CPs are unsecured money market instruments issued by corporates to raise short-term funds and are usually for a period up to one year. NBFCs and HFCs are key borrowers of these funds, accounting for almost 55 percent of all fresh CP issuances on a monthly basis.

In contrast, the marginal cost of lending rate (MCLR) of banks increased only 46 bps, nearly in line with the 50 basis repo rate rise seen over this period.

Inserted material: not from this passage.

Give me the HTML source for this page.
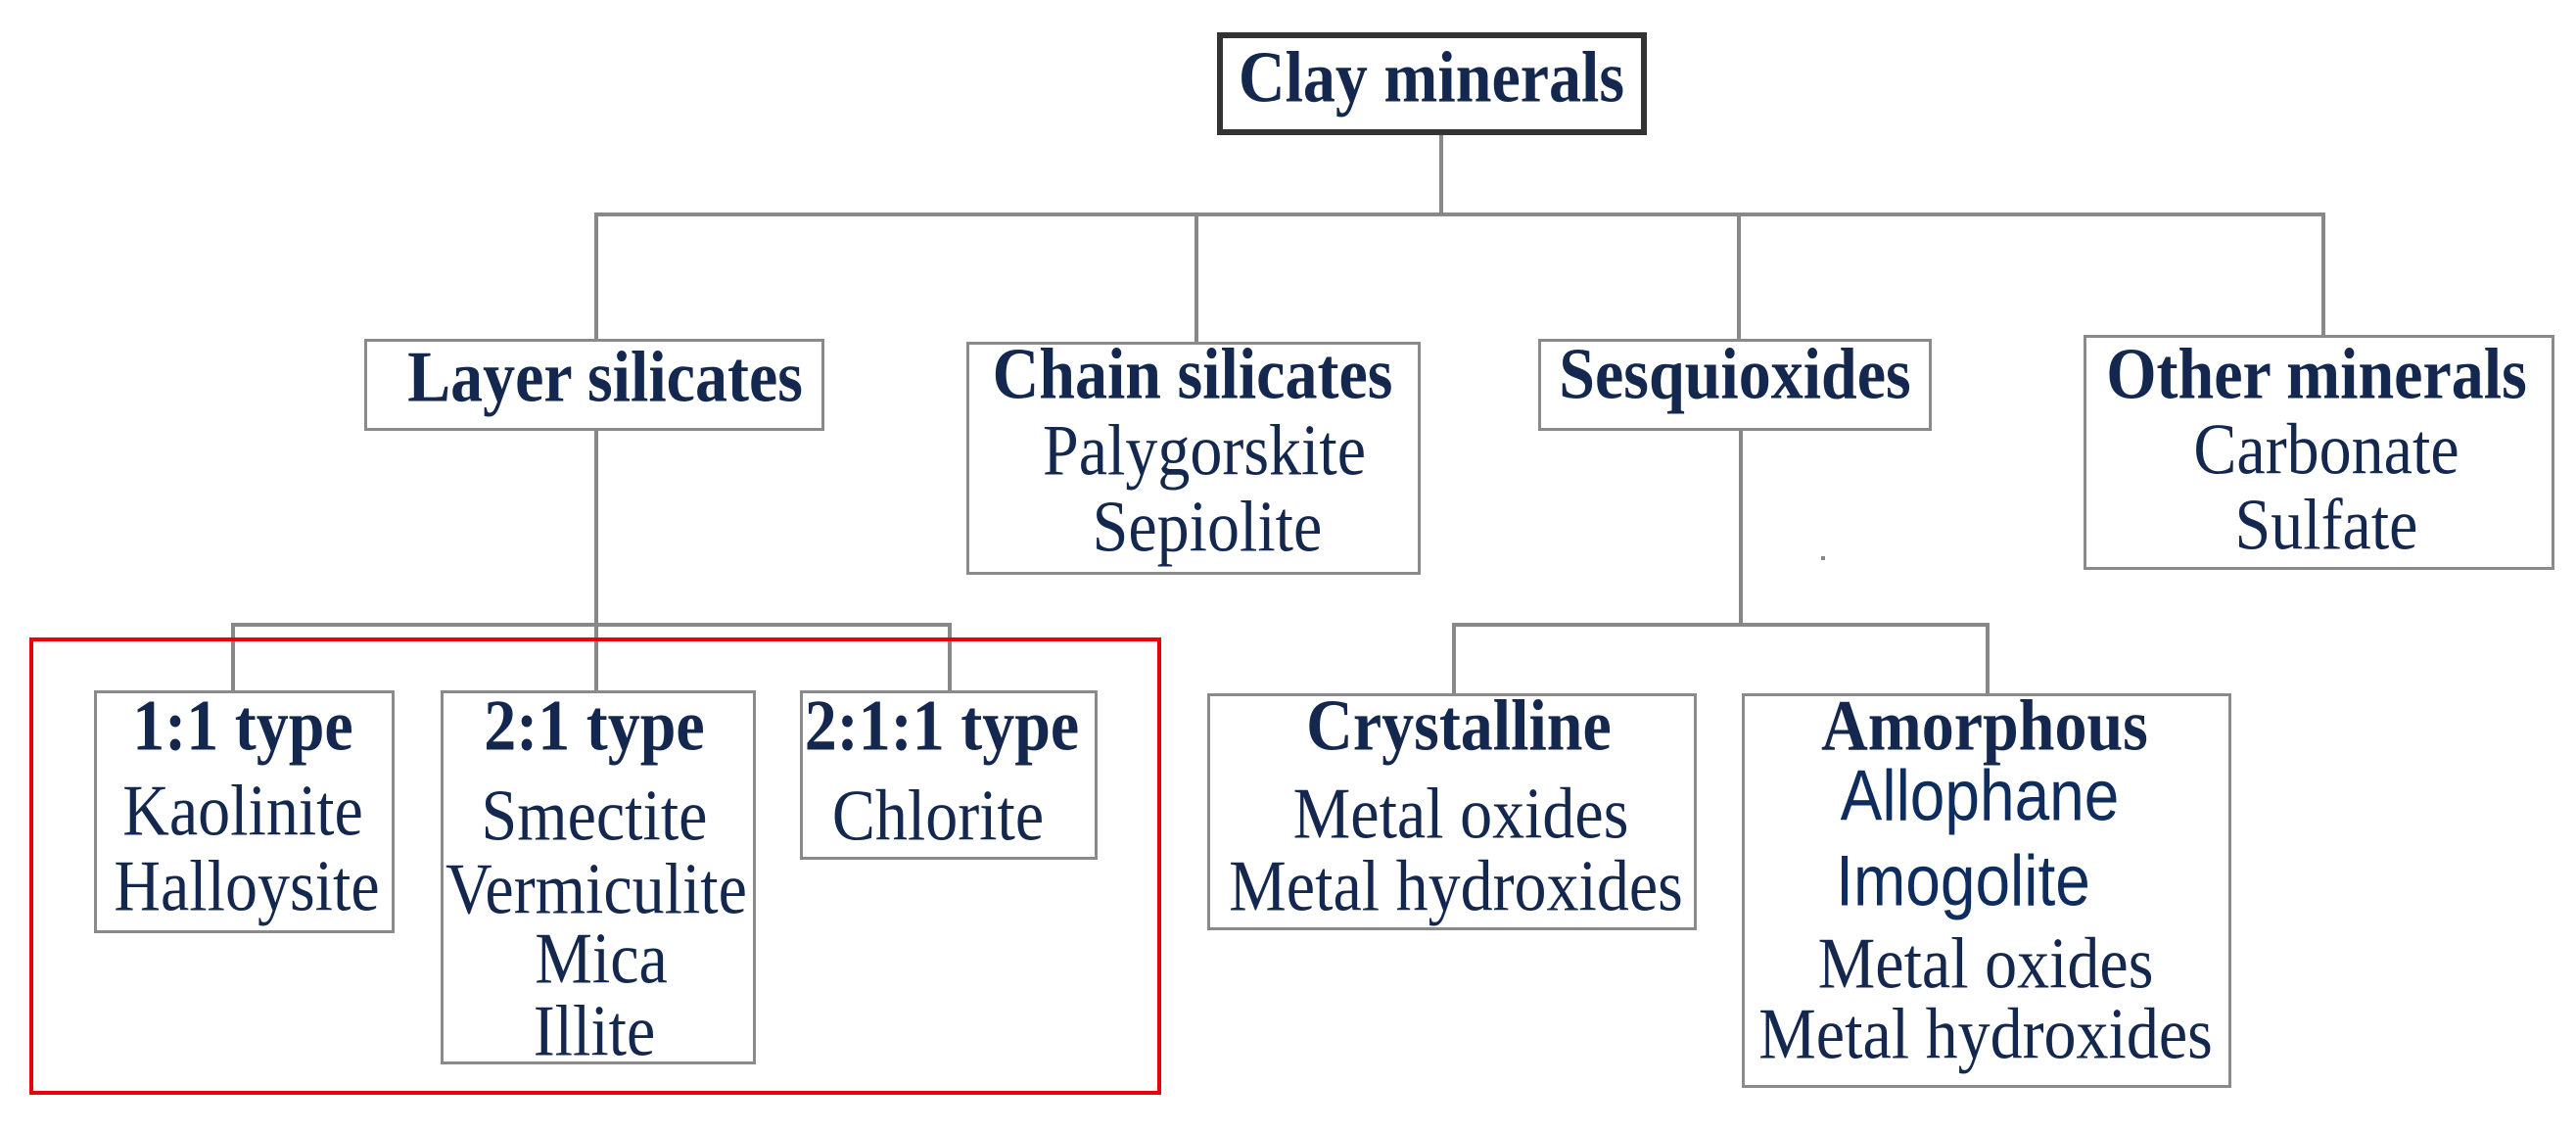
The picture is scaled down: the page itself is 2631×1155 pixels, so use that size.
<!DOCTYPE html>
<html><head><meta charset="utf-8"><style>
html,body{margin:0;padding:0;background:#fff}
body{width:2631px;height:1155px;position:relative;overflow:hidden}
.b{position:absolute;border:3px solid #8a8a8a;box-sizing:border-box;background:transparent}
.l{position:absolute;background:#888}
.t{position:absolute;white-space:nowrap;transform:translate(-50%,-50%) scaleY(1.12);font-family:"Liberation Serif",serif;font-size:66px;line-height:66px;color:#14284f}
.bd{font-weight:bold}
.s{font-family:"Liberation Sans",sans-serif;font-size:64px;color:#0e2d5e;transform:translate(-50%,-50%) scaleX(1.0) scaleY(1.15)}
</style></head><body>
<div class="l" style="left:1470px;top:134px;width:4px;height:86px"></div>
<div class="l" style="left:607px;top:217px;width:1768px;height:4px"></div>
<div class="l" style="left:607px;top:217px;width:4px;height:130px"></div>
<div class="l" style="left:1220px;top:217px;width:4px;height:133px"></div>
<div class="l" style="left:1774px;top:217px;width:4px;height:130px"></div>
<div class="l" style="left:2371px;top:217px;width:4px;height:126px"></div>
<div class="l" style="left:607px;top:440px;width:4px;height:266px"></div>
<div class="l" style="left:236px;top:636px;width:736px;height:4px"></div>
<div class="l" style="left:236px;top:636px;width:4px;height:70px"></div>
<div class="l" style="left:968px;top:636px;width:4px;height:70px"></div>
<div class="l" style="left:1776px;top:440px;width:4px;height:198px"></div>
<div class="l" style="left:1483px;top:636px;width:549px;height:4px"></div>
<div class="l" style="left:1483px;top:636px;width:4px;height:72px"></div>
<div class="l" style="left:2028px;top:636px;width:4px;height:72px"></div>
<div style="position:absolute;left:1860px;top:568px;width:4px;height:4px;background:#888"></div>
<div style="position:absolute;left:30px;top:651px;width:1156px;height:467px;border:4px solid #e8000b;box-sizing:border-box"></div>
<div class="b" style="left:1243px;top:33px;width:439px;height:105px;border:6px solid #333"></div>
<div class="b" style="left:372px;top:346px;width:470px;height:94px"></div>
<div class="b" style="left:987px;top:349px;width:464px;height:238px"></div>
<div class="b" style="left:1571px;top:346px;width:402px;height:94px"></div>
<div class="b" style="left:2128px;top:342px;width:481px;height:240px"></div>
<div class="b" style="left:96px;top:705px;width:307px;height:248px"></div>
<div class="b" style="left:450px;top:705px;width:322px;height:382px"></div>
<div class="b" style="left:817px;top:705px;width:304px;height:173px"></div>
<div class="b" style="left:1233px;top:708px;width:500px;height:242px"></div>
<div class="b" style="left:1779px;top:708px;width:500px;height:403px"></div>
<div class="t bd" style="left:1462px;top:80px">Clay minerals</div>
<div class="t bd" style="left:618px;top:386px">Layer silicates</div>
<div class="t bd" style="left:1218px;top:383px">Chain silicates</div>
<div class="t" style="left:1230px;top:461px">Palygorskite</div>
<div class="t" style="left:1233px;top:539px">Sepiolite</div>
<div class="t bd" style="left:1772px;top:383px">Sesquioxides</div>
<div class="t bd" style="left:2366px;top:383px">Other minerals</div>
<div class="t" style="left:2376px;top:460px">Carbonate</div>
<div class="t" style="left:2376px;top:537px">Sulfate</div>
<div class="t bd" style="left:248px;top:742px">1:1 type</div>
<div class="t" style="left:248px;top:829px">Kaolinite</div>
<div class="t" style="left:252px;top:906px">Halloysite</div>
<div class="t bd" style="left:607px;top:742px">2:1 type</div>
<div class="t" style="left:607px;top:834px">Smectite</div>
<div class="t" style="left:609px;top:909px">Vermiculite</div>
<div class="t" style="left:614px;top:980px">Mica</div>
<div class="t" style="left:607px;top:1054px">Illite</div>
<div class="t bd" style="left:962px;top:742px">2:1:1 type</div>
<div class="t" style="left:958px;top:834px">Chlorite</div>
<div class="t bd" style="left:1490px;top:742px">Crystalline</div>
<div class="t" style="left:1492px;top:832px">Metal oxides</div>
<div class="t" style="left:1487px;top:906px">Metal hydroxides</div>
<div class="t bd" style="left:2027px;top:742px">Amorphous</div>
<div class="t s" style="left:2022px;top:812px">Allophane</div>
<div class="t s" style="left:2005px;top:899px">Imogolite</div>
<div class="t" style="left:2028px;top:985px">Metal oxides</div>
<div class="t" style="left:2028px;top:1057px">Metal hydroxides</div>
</body></html>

The yield on 10-year government bonds actually declined by 16 bps from April last year to 7.35 percent in January.

At the peak (September-November 2018) of the liquidity crisis, emanating from the defaults by Infrastructure Leasing & Financial Services (IL&FS), the cost of borrowing for HFC and NBFCs rose 56 bps and 83 bps to 8.21 percent and 8.51 percent in November, respectively.

Cost of borrowings for CPs, bank interest rates and G-Sec yields

Care study

However, in the case of NBFCs borrowing cost surged 178 bps month-on-month to 9.92 percent during July last year as six NBFCs issuing fresh CPs during the end of the month at very high interest rates (11-12.5 percent range versus an average interest rate of 7.37 percent during the month), the study found.

This, despite the proportion of fresh issuances for NBFCs being lower at an average of 26.5 percent during September-November as against 34.5 percent seen during April-August. The same has now moderated by 75 bps to 22.6 percent during December 2018-January 2019.

“Lower issuances and sustained increase in the interest rate cost reflects the tight liquidity conditions and trust deficit faced by this sector,” Sushant Hede, Associate Economist and author of the report, titled ‘Cost of borrowing for commercial papers’, said.

In the case of HFCs, the decline in fresh CP issuances has been far steeper versus that of NBFCs. Fresh issuance for HFCs declined to 8.2 percent in January from 28.5 percent in April last year. During the same period, the share of NBFCs declined to 24.5 percent in January from 39.6 percent in May 2018.